[Dataset records]
============

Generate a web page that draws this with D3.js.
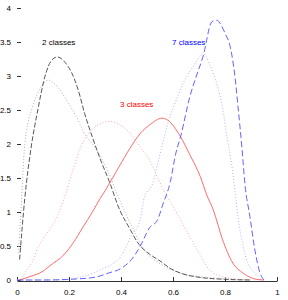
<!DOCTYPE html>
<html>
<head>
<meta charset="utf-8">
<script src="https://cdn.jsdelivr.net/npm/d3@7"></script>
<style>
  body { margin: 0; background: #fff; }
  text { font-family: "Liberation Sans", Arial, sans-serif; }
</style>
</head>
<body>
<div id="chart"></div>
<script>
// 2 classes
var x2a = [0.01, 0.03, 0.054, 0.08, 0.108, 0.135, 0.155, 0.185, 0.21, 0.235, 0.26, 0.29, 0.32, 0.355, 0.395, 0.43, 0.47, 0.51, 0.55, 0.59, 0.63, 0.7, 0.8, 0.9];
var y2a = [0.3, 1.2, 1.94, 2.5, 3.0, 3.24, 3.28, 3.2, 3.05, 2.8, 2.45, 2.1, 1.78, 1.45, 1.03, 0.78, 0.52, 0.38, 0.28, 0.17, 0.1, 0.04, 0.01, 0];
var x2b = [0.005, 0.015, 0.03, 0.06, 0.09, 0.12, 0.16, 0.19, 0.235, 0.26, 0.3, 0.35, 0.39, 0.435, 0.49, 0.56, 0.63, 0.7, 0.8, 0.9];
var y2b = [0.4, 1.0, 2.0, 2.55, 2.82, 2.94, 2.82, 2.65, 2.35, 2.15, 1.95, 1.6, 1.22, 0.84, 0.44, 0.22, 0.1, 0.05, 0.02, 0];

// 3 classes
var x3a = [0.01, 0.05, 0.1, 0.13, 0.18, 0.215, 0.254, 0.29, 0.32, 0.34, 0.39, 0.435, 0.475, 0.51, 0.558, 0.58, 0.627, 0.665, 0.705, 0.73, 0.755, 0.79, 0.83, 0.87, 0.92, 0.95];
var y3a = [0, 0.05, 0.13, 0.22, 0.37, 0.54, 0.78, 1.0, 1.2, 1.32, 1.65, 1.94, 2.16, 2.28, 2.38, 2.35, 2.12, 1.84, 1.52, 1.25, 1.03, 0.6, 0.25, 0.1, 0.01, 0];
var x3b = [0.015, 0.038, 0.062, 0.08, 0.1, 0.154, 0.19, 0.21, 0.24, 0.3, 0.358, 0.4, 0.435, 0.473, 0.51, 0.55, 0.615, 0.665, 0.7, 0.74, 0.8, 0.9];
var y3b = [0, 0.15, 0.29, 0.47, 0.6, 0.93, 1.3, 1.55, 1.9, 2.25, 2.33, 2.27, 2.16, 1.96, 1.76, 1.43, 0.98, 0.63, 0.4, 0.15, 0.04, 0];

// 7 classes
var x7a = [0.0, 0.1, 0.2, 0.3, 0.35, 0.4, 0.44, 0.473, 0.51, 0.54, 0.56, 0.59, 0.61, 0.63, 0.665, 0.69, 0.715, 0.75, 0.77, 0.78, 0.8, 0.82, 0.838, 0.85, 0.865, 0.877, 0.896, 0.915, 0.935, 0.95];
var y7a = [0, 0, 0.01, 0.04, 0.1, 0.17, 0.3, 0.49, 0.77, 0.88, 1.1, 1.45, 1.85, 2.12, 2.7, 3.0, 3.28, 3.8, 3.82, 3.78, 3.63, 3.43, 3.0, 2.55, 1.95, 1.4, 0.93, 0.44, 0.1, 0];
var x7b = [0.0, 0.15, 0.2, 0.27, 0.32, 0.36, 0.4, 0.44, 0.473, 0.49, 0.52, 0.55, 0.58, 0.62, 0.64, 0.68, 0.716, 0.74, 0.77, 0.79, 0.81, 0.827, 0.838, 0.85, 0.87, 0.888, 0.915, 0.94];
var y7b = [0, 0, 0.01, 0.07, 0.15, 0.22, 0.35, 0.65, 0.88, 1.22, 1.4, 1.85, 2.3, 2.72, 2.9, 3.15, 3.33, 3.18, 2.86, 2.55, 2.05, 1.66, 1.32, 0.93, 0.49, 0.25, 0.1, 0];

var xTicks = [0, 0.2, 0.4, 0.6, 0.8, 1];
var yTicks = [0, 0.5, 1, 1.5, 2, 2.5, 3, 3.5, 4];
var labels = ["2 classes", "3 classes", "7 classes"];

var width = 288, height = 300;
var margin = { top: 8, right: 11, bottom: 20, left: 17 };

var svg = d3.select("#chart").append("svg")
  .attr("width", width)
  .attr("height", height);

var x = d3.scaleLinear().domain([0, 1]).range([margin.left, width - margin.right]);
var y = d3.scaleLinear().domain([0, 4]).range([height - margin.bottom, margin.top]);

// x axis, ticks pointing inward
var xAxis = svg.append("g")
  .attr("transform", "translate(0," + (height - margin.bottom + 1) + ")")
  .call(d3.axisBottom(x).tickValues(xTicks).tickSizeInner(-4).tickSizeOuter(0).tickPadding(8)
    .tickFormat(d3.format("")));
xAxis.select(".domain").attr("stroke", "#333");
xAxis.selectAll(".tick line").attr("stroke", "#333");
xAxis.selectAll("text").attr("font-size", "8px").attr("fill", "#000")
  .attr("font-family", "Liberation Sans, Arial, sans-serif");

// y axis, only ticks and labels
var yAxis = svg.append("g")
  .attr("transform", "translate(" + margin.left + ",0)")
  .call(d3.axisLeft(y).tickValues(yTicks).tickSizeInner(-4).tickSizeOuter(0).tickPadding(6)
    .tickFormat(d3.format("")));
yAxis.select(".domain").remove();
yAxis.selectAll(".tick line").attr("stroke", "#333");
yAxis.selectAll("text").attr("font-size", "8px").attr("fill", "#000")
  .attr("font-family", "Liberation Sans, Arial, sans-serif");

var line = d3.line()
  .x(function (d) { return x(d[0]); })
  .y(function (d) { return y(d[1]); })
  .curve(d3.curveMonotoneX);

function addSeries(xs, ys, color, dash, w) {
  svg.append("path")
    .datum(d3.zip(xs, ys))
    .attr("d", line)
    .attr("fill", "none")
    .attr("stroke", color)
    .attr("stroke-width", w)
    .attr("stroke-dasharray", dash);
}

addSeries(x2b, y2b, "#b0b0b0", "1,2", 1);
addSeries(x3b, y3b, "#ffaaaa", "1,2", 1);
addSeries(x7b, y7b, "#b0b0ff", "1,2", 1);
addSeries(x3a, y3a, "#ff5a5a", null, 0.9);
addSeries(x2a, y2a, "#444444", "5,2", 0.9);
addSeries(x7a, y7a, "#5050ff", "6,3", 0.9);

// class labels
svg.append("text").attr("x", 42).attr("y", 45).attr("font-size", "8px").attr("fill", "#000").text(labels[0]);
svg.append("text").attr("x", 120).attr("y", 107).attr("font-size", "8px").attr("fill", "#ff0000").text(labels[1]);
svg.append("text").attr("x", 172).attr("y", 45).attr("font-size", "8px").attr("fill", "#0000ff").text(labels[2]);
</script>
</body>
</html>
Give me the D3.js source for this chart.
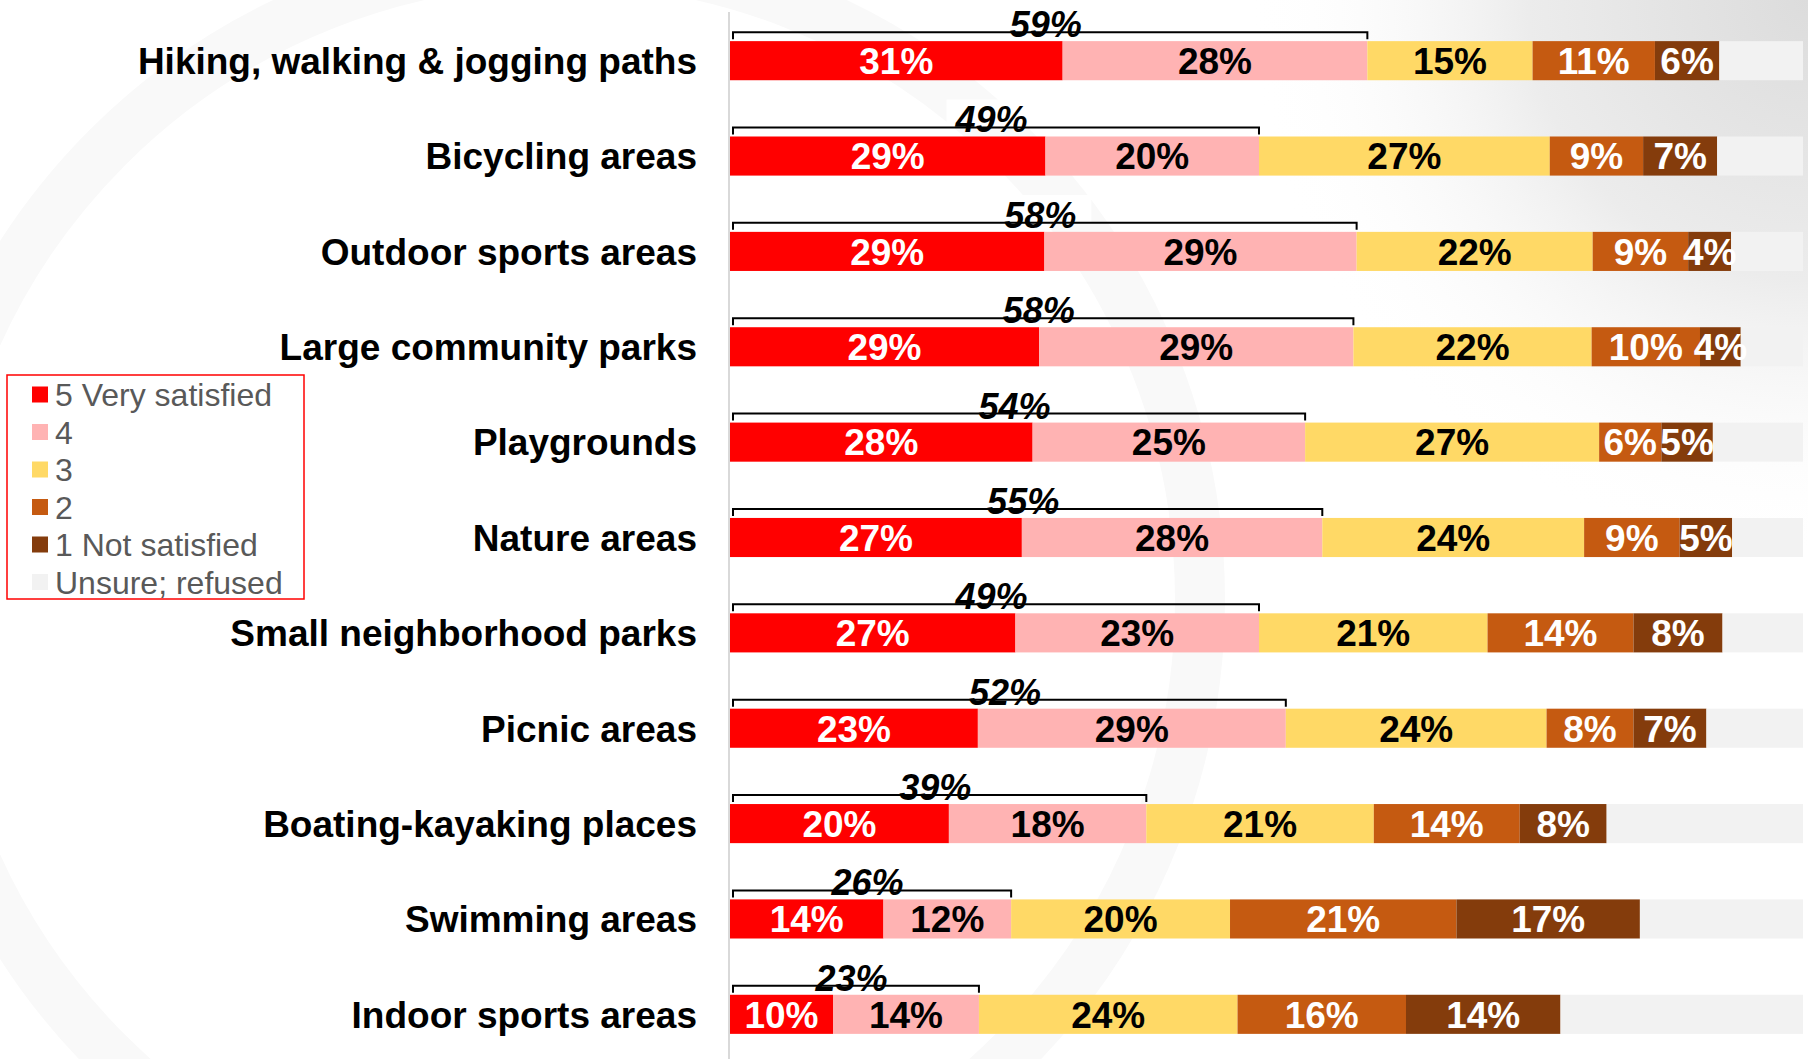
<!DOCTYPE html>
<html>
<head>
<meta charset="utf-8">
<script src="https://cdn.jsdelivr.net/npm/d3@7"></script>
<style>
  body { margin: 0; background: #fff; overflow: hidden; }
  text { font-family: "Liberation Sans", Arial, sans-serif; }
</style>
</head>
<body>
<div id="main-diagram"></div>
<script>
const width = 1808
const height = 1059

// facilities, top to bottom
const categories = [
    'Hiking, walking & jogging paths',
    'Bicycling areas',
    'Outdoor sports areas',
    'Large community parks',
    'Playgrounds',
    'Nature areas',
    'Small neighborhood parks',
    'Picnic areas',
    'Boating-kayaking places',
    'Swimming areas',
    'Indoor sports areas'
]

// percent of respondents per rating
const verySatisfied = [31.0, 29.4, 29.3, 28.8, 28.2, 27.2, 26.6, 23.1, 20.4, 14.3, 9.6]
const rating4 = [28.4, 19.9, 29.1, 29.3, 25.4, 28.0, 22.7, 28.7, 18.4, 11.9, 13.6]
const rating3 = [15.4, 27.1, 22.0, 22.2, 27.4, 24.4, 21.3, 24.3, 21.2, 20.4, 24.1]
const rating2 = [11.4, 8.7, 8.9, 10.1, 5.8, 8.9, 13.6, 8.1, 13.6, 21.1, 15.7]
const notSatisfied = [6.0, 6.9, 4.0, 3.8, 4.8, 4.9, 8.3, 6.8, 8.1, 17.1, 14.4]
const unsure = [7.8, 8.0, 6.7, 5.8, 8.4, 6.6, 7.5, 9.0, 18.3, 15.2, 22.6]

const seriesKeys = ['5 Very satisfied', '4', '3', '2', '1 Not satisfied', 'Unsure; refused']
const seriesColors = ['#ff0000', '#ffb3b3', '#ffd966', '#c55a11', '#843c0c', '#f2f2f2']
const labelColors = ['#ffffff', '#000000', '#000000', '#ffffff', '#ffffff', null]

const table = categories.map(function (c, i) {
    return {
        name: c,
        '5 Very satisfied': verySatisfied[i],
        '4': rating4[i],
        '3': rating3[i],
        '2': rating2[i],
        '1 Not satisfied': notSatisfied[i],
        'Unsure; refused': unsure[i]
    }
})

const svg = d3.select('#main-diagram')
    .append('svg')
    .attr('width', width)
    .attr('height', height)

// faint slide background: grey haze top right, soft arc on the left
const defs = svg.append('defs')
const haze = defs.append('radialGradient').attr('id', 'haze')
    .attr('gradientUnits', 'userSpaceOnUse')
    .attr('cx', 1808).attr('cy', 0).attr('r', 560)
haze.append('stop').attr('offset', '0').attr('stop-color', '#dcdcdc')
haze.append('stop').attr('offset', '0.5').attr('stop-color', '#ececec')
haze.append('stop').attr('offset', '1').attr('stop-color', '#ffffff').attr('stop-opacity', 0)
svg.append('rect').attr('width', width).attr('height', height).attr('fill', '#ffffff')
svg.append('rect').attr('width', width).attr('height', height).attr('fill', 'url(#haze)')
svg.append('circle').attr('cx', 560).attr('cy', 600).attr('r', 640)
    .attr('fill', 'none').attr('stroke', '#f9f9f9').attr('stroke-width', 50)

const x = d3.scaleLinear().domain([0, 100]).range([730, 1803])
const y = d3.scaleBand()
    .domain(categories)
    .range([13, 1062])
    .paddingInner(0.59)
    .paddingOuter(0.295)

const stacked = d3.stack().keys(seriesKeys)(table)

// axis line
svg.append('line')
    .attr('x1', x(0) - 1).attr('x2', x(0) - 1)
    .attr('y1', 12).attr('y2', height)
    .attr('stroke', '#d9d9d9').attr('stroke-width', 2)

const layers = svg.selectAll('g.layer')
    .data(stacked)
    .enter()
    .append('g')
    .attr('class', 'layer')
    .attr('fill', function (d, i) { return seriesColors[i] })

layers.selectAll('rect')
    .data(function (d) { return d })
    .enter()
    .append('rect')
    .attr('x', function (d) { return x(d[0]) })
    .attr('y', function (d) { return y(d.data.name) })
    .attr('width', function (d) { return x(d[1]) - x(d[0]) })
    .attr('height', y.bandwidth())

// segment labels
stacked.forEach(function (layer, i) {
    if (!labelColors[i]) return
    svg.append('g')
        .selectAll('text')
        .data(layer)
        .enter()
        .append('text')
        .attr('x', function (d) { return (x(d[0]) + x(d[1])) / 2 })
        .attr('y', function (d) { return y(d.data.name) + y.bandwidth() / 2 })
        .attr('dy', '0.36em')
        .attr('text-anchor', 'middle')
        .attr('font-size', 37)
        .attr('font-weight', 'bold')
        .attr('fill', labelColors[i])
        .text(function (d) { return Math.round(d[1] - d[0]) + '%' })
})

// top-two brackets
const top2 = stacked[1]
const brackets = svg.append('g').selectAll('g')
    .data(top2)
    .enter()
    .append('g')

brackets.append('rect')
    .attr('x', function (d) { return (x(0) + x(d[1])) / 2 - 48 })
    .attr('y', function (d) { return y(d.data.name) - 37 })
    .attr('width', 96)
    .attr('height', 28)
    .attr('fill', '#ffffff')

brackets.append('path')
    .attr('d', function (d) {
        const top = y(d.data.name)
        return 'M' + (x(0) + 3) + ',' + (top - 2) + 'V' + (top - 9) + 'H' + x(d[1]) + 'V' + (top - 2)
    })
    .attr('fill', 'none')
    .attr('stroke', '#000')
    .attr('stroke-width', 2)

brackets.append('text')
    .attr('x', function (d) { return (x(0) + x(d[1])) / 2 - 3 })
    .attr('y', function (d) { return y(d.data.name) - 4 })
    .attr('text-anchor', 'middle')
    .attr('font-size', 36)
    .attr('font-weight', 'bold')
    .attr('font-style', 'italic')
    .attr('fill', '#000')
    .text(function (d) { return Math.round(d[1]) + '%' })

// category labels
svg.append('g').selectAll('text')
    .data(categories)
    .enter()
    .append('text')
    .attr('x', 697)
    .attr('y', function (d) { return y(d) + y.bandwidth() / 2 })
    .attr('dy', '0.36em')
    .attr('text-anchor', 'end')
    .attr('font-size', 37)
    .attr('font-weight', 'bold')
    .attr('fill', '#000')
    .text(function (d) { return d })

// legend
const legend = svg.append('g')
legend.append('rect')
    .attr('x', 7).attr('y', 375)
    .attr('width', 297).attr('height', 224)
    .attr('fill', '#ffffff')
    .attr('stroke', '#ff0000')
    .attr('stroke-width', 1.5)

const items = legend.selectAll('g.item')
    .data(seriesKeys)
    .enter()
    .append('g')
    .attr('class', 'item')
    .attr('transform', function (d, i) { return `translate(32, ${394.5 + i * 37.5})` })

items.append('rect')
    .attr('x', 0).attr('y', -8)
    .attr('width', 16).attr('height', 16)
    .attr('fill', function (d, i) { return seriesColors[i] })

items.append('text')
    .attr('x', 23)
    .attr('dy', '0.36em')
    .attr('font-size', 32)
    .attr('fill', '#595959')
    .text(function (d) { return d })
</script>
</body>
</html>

============

» Given instruction: Take the lines above starting at the one containing "Give me the D3.js source for this chart." and ending at the one containing "const height = 1059", and print them again exactly, without pictures.

» Output for this task:
Give me the D3.js source for this chart.
<!DOCTYPE html>
<html>
<head>
<meta charset="utf-8">
<script src="https://cdn.jsdelivr.net/npm/d3@7"></script>
<style>
  body { margin: 0; background: #fff; overflow: hidden; }
  text { font-family: "Liberation Sans", Arial, sans-serif; }
</style>
</head>
<body>
<div id="main-diagram"></div>
<script>
const width = 1808
const height = 1059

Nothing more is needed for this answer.